■ Goal of the exercise: Copy out the data below from the line containing "Convert this diagram to TikZ code." to the line containing "(w3) at (968,634.2)", both lines included, with all images left out.

■ Items:

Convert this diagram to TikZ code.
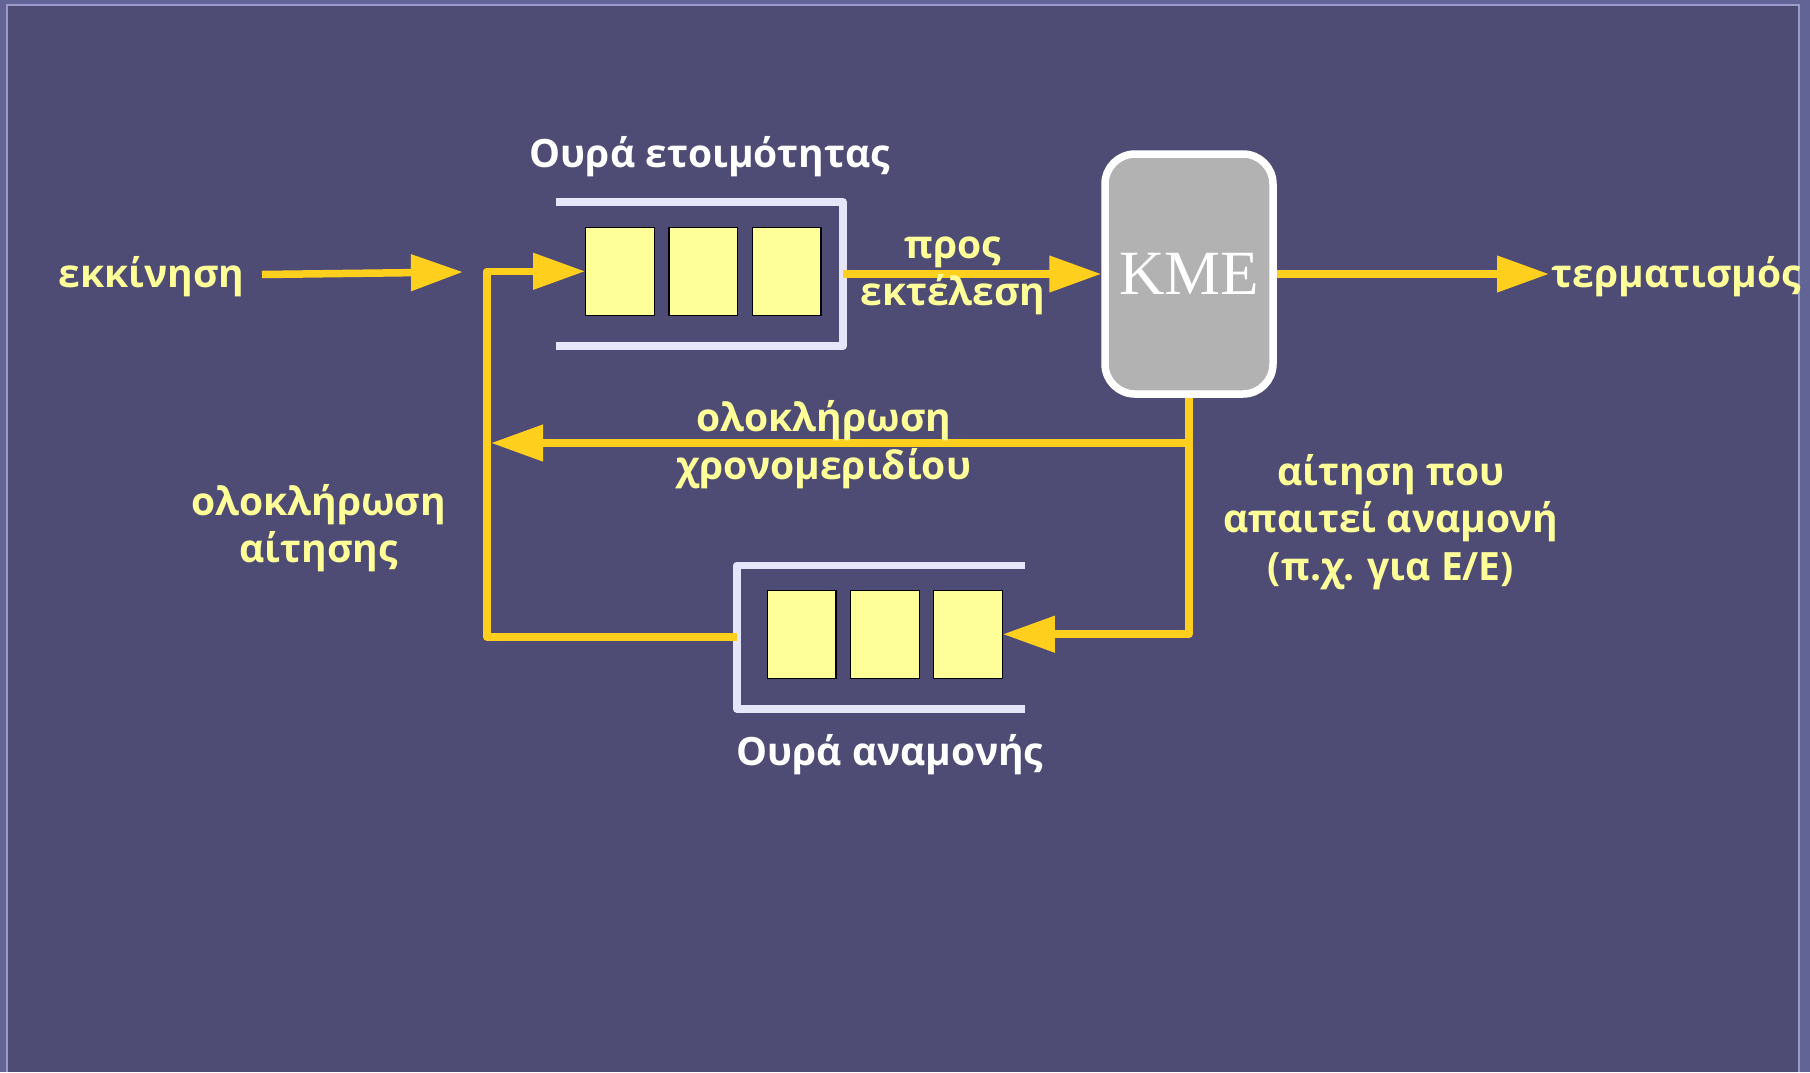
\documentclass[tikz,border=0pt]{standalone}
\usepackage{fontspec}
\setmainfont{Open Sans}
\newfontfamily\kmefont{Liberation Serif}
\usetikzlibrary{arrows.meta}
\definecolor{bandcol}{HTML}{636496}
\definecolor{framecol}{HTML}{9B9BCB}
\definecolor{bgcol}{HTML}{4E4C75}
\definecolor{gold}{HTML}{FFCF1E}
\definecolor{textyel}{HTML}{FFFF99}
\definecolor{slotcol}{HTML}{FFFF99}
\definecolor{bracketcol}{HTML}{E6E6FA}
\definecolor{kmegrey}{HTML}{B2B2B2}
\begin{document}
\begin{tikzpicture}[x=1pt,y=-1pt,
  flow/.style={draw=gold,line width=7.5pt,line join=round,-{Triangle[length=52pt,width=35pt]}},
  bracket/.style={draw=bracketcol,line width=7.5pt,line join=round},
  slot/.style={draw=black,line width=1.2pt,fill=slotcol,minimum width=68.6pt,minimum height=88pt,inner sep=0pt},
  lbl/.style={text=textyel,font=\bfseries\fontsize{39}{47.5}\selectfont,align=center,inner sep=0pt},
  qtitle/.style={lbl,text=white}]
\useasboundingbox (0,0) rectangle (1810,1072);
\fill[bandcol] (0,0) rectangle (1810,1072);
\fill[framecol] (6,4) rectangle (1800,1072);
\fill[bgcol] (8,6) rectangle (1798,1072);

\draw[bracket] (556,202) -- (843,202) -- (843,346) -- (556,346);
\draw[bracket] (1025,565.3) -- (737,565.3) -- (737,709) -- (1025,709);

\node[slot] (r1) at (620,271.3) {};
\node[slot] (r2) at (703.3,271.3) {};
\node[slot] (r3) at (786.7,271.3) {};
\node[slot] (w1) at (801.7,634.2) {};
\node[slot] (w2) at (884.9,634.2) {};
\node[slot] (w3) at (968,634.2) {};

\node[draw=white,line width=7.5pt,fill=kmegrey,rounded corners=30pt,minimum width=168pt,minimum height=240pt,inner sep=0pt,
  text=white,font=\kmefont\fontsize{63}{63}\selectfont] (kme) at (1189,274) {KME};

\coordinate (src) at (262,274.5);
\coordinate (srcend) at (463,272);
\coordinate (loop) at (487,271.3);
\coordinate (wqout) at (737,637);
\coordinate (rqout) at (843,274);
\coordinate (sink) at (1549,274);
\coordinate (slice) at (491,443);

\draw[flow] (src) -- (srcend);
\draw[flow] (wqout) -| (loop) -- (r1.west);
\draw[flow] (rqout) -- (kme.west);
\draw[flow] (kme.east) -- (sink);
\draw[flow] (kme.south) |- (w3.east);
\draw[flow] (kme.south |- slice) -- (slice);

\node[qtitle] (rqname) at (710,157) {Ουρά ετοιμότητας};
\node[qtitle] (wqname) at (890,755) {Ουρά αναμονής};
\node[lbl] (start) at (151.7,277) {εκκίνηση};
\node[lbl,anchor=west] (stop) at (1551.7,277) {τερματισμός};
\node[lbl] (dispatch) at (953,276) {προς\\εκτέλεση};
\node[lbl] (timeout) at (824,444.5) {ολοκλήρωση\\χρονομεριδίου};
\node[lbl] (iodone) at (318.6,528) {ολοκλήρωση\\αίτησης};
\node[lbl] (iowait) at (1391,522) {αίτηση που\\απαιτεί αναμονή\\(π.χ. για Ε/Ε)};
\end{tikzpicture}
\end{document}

--

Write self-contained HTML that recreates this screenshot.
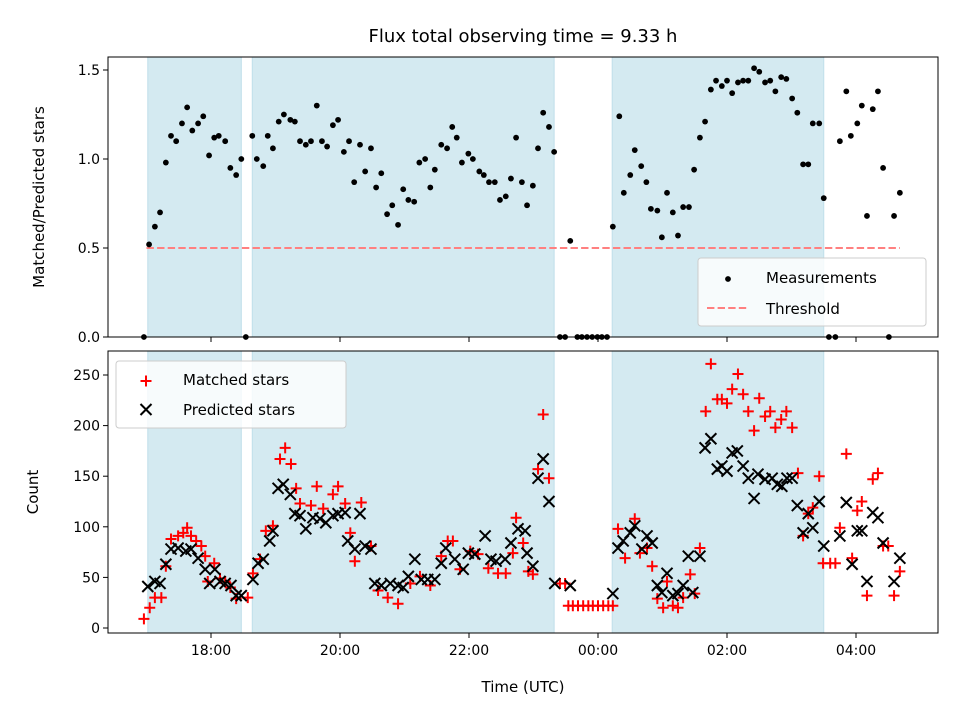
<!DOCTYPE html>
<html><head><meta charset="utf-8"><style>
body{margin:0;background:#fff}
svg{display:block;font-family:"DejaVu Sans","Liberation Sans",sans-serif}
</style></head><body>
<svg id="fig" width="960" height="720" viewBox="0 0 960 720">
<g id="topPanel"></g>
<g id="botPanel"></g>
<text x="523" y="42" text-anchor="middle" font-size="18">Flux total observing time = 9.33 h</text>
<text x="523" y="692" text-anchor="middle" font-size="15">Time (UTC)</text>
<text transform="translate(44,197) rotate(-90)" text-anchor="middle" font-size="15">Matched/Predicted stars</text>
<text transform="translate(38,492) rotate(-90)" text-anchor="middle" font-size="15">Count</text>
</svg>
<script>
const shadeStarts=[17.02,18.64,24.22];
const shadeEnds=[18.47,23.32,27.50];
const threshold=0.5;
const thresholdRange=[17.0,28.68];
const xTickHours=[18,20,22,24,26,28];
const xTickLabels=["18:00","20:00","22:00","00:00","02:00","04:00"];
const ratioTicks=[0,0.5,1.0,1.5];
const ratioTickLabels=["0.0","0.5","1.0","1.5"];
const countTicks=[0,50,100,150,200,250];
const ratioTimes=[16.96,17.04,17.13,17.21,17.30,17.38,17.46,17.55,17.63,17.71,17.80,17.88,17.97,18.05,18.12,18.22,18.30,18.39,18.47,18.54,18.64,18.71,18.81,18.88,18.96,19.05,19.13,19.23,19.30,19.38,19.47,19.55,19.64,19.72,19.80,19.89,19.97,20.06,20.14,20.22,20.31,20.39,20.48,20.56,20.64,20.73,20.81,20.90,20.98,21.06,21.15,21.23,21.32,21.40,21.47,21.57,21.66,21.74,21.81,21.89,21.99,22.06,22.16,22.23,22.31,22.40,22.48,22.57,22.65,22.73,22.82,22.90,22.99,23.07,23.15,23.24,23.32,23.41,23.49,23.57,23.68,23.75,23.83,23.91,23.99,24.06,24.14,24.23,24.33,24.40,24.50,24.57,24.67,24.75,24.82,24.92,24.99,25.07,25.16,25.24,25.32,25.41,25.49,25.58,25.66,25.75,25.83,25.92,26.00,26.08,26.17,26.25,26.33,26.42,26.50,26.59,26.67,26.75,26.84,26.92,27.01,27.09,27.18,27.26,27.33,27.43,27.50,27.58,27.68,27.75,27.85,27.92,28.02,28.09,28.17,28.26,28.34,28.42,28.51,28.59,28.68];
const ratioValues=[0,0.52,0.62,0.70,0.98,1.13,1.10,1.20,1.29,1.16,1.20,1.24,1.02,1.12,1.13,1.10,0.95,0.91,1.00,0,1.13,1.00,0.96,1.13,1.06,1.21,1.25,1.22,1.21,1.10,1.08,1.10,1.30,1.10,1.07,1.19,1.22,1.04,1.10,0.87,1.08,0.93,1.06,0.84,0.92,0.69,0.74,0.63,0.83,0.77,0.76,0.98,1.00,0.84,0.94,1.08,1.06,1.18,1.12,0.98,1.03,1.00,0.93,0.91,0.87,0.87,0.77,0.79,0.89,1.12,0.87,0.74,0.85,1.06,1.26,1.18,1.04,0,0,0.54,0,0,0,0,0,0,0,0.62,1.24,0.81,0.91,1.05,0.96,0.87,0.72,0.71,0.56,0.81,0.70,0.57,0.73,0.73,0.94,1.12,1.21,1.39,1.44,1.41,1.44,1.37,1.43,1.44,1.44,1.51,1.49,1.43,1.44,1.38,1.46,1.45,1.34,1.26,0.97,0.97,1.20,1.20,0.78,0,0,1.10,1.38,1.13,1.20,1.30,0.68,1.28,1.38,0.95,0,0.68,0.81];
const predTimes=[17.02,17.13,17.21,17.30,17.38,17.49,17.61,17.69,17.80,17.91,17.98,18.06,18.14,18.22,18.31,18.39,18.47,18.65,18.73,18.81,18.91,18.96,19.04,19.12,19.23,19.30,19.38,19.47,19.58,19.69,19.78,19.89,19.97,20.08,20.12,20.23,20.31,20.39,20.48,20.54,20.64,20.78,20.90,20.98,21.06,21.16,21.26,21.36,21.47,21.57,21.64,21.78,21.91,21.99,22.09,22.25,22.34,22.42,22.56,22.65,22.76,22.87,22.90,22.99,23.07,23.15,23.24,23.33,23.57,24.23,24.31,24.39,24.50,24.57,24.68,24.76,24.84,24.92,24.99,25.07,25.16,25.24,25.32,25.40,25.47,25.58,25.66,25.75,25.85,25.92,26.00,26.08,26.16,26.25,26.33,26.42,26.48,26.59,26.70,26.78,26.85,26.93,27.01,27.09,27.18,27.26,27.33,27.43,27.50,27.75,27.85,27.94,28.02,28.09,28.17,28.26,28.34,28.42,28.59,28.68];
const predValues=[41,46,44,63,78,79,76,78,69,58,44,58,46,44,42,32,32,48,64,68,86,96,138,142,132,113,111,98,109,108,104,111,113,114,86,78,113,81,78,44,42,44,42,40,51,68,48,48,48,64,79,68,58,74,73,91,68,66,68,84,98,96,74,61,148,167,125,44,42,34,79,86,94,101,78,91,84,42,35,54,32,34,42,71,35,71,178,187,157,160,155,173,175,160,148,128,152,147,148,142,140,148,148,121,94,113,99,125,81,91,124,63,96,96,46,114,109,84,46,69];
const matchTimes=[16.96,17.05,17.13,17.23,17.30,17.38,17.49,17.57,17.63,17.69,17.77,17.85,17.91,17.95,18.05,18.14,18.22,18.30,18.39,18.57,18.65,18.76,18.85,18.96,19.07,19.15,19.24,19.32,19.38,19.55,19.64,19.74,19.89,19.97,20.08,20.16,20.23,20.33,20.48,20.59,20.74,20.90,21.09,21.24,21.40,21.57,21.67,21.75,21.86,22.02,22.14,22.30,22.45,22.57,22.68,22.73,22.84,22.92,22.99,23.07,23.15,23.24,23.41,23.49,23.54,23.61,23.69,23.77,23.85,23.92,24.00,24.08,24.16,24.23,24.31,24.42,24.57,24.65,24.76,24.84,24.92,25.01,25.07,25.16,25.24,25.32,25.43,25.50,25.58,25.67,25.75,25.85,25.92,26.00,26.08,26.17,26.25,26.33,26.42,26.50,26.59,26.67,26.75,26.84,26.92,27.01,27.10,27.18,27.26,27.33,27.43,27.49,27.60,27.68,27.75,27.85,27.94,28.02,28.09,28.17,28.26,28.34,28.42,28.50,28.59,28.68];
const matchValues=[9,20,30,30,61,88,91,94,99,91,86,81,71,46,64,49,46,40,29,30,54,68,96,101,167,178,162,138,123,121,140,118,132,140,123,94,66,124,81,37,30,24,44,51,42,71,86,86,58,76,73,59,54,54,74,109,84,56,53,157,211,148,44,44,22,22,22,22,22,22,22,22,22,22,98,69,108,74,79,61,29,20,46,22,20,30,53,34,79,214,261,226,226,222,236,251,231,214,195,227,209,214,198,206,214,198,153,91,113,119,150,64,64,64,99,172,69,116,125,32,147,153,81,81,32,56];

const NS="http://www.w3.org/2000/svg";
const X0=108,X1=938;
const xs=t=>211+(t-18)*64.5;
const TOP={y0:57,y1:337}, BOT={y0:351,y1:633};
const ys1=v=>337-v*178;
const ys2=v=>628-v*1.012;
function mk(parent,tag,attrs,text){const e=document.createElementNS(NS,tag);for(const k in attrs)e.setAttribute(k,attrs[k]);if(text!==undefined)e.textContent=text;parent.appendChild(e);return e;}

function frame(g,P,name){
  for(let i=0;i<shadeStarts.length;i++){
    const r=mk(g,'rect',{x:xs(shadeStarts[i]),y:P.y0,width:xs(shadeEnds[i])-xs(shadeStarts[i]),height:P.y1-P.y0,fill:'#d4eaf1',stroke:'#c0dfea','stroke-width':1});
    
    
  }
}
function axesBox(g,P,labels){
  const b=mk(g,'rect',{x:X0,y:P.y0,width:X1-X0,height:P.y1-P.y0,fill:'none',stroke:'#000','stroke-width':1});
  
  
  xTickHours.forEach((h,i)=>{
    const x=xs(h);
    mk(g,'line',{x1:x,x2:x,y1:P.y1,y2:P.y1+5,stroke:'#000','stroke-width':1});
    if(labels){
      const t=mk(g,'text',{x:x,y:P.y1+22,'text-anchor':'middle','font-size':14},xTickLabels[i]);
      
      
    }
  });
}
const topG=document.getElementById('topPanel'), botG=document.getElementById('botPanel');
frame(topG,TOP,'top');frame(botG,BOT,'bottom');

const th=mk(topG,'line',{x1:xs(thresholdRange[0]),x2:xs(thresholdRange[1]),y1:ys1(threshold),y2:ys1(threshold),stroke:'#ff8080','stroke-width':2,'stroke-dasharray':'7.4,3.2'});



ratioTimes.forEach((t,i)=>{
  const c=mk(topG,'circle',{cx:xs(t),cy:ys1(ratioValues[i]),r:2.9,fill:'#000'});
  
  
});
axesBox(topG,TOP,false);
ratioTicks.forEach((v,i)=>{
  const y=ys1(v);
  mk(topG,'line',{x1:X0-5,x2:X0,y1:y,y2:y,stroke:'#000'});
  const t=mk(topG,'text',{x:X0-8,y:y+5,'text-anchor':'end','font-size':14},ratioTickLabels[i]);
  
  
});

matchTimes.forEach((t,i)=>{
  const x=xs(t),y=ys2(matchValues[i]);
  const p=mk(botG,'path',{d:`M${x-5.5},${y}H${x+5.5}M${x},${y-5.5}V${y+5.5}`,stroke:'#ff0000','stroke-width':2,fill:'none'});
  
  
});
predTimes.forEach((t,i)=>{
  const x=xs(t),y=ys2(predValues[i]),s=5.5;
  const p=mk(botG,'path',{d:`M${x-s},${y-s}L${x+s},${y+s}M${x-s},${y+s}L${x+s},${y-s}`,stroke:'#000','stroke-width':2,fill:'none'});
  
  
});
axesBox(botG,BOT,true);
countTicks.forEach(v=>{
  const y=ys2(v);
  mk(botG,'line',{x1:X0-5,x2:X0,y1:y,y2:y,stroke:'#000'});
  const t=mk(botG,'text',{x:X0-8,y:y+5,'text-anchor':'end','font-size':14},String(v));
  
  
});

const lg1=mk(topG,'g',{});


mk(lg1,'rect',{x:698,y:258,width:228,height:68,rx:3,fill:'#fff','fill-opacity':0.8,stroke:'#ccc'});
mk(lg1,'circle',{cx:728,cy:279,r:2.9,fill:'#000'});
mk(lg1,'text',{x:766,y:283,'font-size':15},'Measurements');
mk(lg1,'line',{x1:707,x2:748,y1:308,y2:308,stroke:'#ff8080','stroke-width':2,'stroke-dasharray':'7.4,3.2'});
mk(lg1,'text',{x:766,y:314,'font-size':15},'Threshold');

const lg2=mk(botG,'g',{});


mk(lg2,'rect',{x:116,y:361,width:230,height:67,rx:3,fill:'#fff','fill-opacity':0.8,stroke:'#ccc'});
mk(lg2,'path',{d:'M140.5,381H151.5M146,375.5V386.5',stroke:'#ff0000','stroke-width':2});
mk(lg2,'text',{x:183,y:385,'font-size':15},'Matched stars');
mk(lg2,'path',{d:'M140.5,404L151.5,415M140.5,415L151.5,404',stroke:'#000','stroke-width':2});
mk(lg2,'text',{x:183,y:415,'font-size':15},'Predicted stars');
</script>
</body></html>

■ Task solution:
Convert this diagram to TikZ code.
\documentclass[tikz,border=0pt]{standalone}
\usepackage{fontspec}
\setmainfont{Open Sans}
\newfontfamily\kmefont{Liberation Serif}
\usetikzlibrary{arrows.meta}
\definecolor{bandcol}{HTML}{636496}
\definecolor{framecol}{HTML}{9B9BCB}
\definecolor{bgcol}{HTML}{4E4C75}
\definecolor{gold}{HTML}{FFCF1E}
\definecolor{textyel}{HTML}{FFFF99}
\definecolor{slotcol}{HTML}{FFFF99}
\definecolor{bracketcol}{HTML}{E6E6FA}
\definecolor{kmegrey}{HTML}{B2B2B2}
\begin{document}
\begin{tikzpicture}[x=1pt,y=-1pt,
  flow/.style={draw=gold,line width=7.5pt,line join=round,-{Triangle[length=52pt,width=35pt]}},
  bracket/.style={draw=bracketcol,line width=7.5pt,line join=round},
  slot/.style={draw=black,line width=1.2pt,fill=slotcol,minimum width=68.6pt,minimum height=88pt,inner sep=0pt},
  lbl/.style={text=textyel,font=\bfseries\fontsize{39}{47.5}\selectfont,align=center,inner sep=0pt},
  qtitle/.style={lbl,text=white}]
\useasboundingbox (0,0) rectangle (1810,1072);
\fill[bandcol] (0,0) rectangle (1810,1072);
\fill[framecol] (6,4) rectangle (1800,1072);
\fill[bgcol] (8,6) rectangle (1798,1072);

\draw[bracket] (556,202) -- (843,202) -- (843,346) -- (556,346);
\draw[bracket] (1025,565.3) -- (737,565.3) -- (737,709) -- (1025,709);

\node[slot] (r1) at (620,271.3) {};
\node[slot] (r2) at (703.3,271.3) {};
\node[slot] (r3) at (786.7,271.3) {};
\node[slot] (w1) at (801.7,634.2) {};
\node[slot] (w2) at (884.9,634.2) {};
\node[slot] (w3) at (968,634.2) {};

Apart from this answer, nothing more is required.